You can start your investigation directly from a metric dashboard, or from a chart (even a chart on a metric alert).

  1. In a dashboard or chart (open in the editor or the Alert configuration page), click on a deviation in the time series and choose What caused this change?.

    Start metric investigation

    Change Intelligence works best when it can focus on a single service and its dependencies. If your dashboard or chart includes metrics coming from many services, use filters to choose one service to focus on. For a dashboard, use the global filter. For a chart, edit your query to filter the data to include one service. You need to save your chart before you can start Change Intelligence.

    Change Intelligence opens with the chart you started from, showing the baseline (purple) and deviation (blue) time windows that it uses to compare performance. The deviation time window is determined by where you clicked in the chart. The baseline is the time period directly before that. You can change this by selecting a different time period or changing the baseline and deviation time windows. Time windows show baseline and deviation

    You can get a better view of the baseline and deviation time periods by expanding the accordions below the chart. Expand to see details

    By default, deployment markers display on the chart so you can see if a deploy might have ocurred right before a deviation. You can turn these off.

    You can also zoom in on a time period by clicking and dragging over the time period you want a closer look at. The dashboard or chart redraws to report on just the period you selected.

    To see the original query for the chart, click View query. View query

    The query displays in a read-only format. If any global filters have been applied, you can see those by clicking the filter dropdown.Read-only query

  2. Compare the baseline and deviation data for the Key Operation with the highest magnitude of change.

    Based on the time windows for the baseline and deviation, Change Intelligence analyzes Key Operations on the service that emitted the metric. It displays the operations that experienced a change in performance and lists them on the page, sorted by highest degree of change first (operations without any changes aren’t displayed). SLIs for Key Operations

Lightstep considers Key Operations to be your ingress operations on a service.

Sparkline charts display the average latency, operation rate, and error rate for the operation, for both the baseline (purple) and deviation (blue), sorted by the magnitude of change (indicated by an icon). For latency, the percentile of latency (p99, p95, p50) with the largest change is displayed. You can expand each section for a closer view. Sparkline charts of important SLIs

You can now see how changes in performance of an operation may coincide with the deviation in the metric. And you can see if those changes are also present on other Key Operations.

  1. Expand the first attribute row in the Most likely causes of performance changes area.

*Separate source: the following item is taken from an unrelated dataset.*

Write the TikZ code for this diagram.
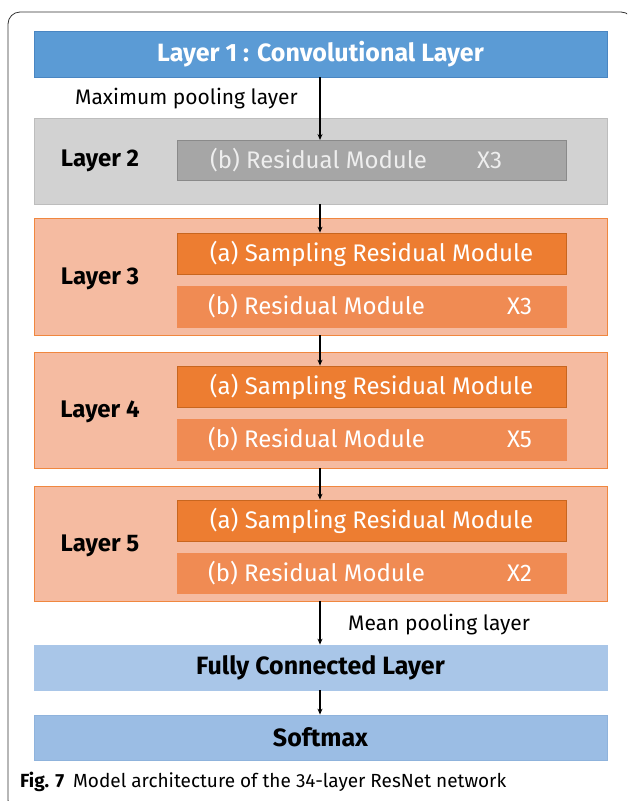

    For each Key Operation listed on the page, the most likely causes (the attributes that appeared in most traces with the performance change) are shown, along with the percentage of traces where the attribute appears, in both the baseline and deviation. A link opens additional probable causes. Most likely cause of change

    More about the most likely cause

    When Change Intelligence finds performance changes in an operation occurring at the same time as the metric deviation, it analyses traces that include that operation. It finds attributes (on operations up and down the request path), that appear frequently on traces from the performance regression, correlating that attribute to a possible root cause. In other words, if an attribute appears on a number of traces with performance issues (and doesn’t on traces that are stable), it’s likely that something about that attribute is causing the issue.

    Expandable end

    When you expand the attribute row, Change Intelligence provides a number of useful tools to help you with your analysis.

    Mini service diagram
    This map shows you the service and operation in the trace sending the attribute. In this example, the /api/update-catalog operation on the iOS service is sending the customer:ProWool attribute. Operation diagram

    SLIs for traces
    The average latency, operation rate, and error rate are shown for the baseline compared to the deviation, for traces both with the suspect attribute and without. In this example, you can see that 40% of traces had the attribute customer:ProWool and they also had an increase in latency and operation rate.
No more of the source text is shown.